A gauche, les bonnes purges et les mauvaises purges, par Abnousse Shalmani

A gauche, les bonnes purges et les mauvaises purges, par Abnousse Shalmani

La pureté a toujours frayé avec la gauche. Parce que la gauche s’est toujours fixé pour ambition de changer l’homme et de créer le meilleur des mondes, en faisant fi de la réalité, en niant la nature humaine, en n’imaginant pas qu’un homme puisse être différent d’un autre, qu’une femme puisse être motivée par d’autres ambitions, d’autres désirs que sa voisine de palier, tout en refusant, en même temps, que tous les Hommes soient obnubilés par des besoins primaires comme se nourrir, se reproduire, vivre en sécurité. La gauche veut réécrire l’humanité et n’a accouché que de charniers. Naturellement, la purge est venue avec l’ambition de pureté. La purge façon stalinienne existait avant Staline, elle est née en même temps que le marxisme, plus exactement lors de la IIe internationale (1889-1914), où ça purgeait sévère entre l’aile gauche marxiste et internationaliste et l’aile opportuniste (autrement dit ceux qui étaient pour la collaboration de classe, cette horreur qu’est le réformisme).

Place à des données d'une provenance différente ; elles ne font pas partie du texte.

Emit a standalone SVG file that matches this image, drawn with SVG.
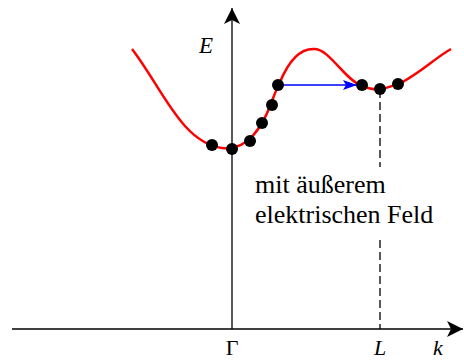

Aujourd’hui, alors que le président schizophrène Macron ajoute de l’”en même temps” irrationnel à la panique hystérique qu’il a lui-même provoquée, rassurant les Français dans une lettre le lundi (“N’ayez pas peur !”) et les affolant le mardi (la “guerre civile”, répétée sept fois, est à nos portes si vous votez mal), les médias comme les politiques, les citoyens comme les écoliers sont au bord de la crise de nerfs, et les purges entre amis ou collèges sont quotidiennes sous prétexte d’un positionnement pas assez, ou trop, d’une complaisance non prouvée, d’un doute trop exprimé. Le sain débat devient louche, au nom de la sacro-sainte lutte contre les extrêmes on fait taire le contradictoire, on craint le citoyen qui aurait la mauvaise idée d’en profiter pour réclamer plus de réflexion, moins de tribunes “fais ci, pas ça”. Staline et Stalinette ont élu domicile en France. Mais il existe de bonnes purges et de mauvaises purges.

Ainsi, tandis qu’il est probable que les pages des manuels d’Histoire à venir raconteront l’histoire de la gauche la plus bête du monde – la gauche française -, les travaillistes britanniques, eux, ont opté pour la bonne purge sous la houlette de Keir Starmer, ex-procureur, fils d’un ouvrier et d’une infirmière (oui, je précise pour éviter la purge, pureté oblige, d’où tu causes camarade !). Son mantra est simple : “les électeurs britanniques réclament avant tout de la sécurité. Nous devons savoir lire l’état d’esprit du pays”.

Ainsi, Keir Starmer a commencé par diligenter une enquête interne sur l’antisémitisme qui rongeait son parti sous la houlette de Jeremy Corbyn, antisémite en chef, laquelle a conclu que, oui, l’antisémitisme rongeait le parti travailliste – et même si Jean-Luc Mélenchon est persuadé que son camarade Corbyn est tombé à cause d’un complot fomenté par le Likoud et le grand rabbin de Jérusalem. Keir Starmer a donc exclu tous ceux qui refusaient de condamner l’antisémitisme, et même ceux qui le faisaient du bout des lèvres. La purge fut sévère, mais juste.

Puis il s’est attaqué à l’aile gauche, celle qui a des tas de propositions pour le bonheur du peuple mais pas les moyens de financer un quelconque bonheur pour personne et qui ajoute du ressentiment au désespoir des classes populaires. Il est allé jusqu’à exclure Sam Tarry, secrétaire au ferroviaire du “cabinet fantôme”, parce qu’il avait participé à un piquet de grève.

Et il a proposé un programme. Un vrai programme avec des vrais chiffres et de vrais possibles : pas d’augmentation de la TVA, pas d’augmentation d’impôts (même pas pour les affreux riches), discipline budgétaire, le tout en pariant sur la croissance. En résumé : on investit dans les services publics, d’accord, mais sans augmenter la dette publique. On promet du sang et des larmes, d’accord, mais pas de déception qui vous saute à la gorge au prochain tournant électoral. On assume la réalité et on fait avec. On ne ment pas, on ne prend pas les électeurs pour des cons.

Keir Starmer ne s’arrête pas là : il assume le patriotisme, il parle sécurité sans s’excuser, et veut renforcer les effectifs des douanes et contrôler correctement les niveaux d’immigration nette. On ne badine plus avec la réalité vraie des Britanniques. Pendant ce temps-là, en France, on purge le réel.